Permaculture integrates land, resources, people and the environment through mutually beneficial synergies – imitating the no waste, closed loop systems seen in diverse natural systems. Permaculture studies and applies holistic solutions that are applicable in rural and urban contexts at any scale. It is a multidisciplinary toolbox including agriculture, water harvesting and hydrology, energy, natural building, forestry, waste management, animal systems, aquaculture, appropriate technology, economics and community development.

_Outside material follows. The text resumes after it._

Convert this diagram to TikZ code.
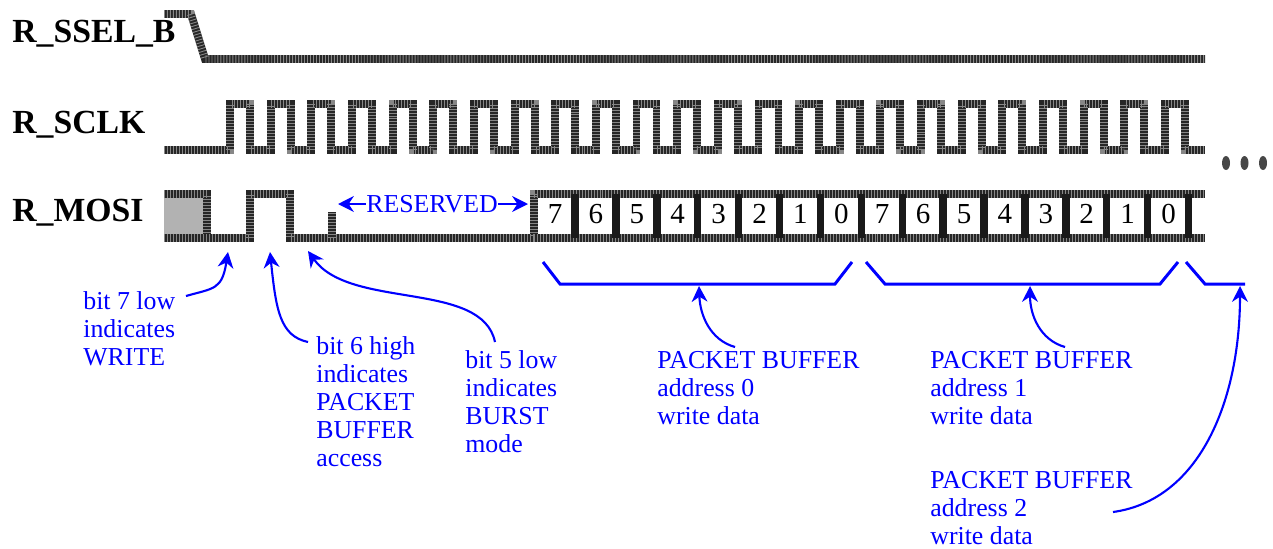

Permaculture (the word, coined by Bill Mollison, is a portmanteau of permanent agriculture and permanent culture) is the conscious design and maintenance of agriculturally productive ecosystems which have the diversity, stability, and resilience of natural ecosystems. It is the harmonious integration of landscape and people — providing their food, energy, shelter, and other material and non-material needs in a sustainable way. Without permanent agriculture there is no possibility of a stable social order.
Permaculture design is a system of assembling conceptual, material, and strategic components in a pattern which functions to benefit life in all its forms.
The philosophy behind permaculture is one of working with, rather than against, nature; of protracted and thoughtful observation rather than protracted and thoughtless action; of looking at systems in all their functions, rather than asking only one yield of them; and allowing systems to demonstrate their own evolutions.
As the basis of permaculture is beneficial design, it can be added to all other ethical training and skills, and has the potential of taking a place in all human endeavors. In the broad landscape, however, permaculture concentrates on already settled areas and agricultural lands. Almost all of these need drastic rehabilitation and re-thinking.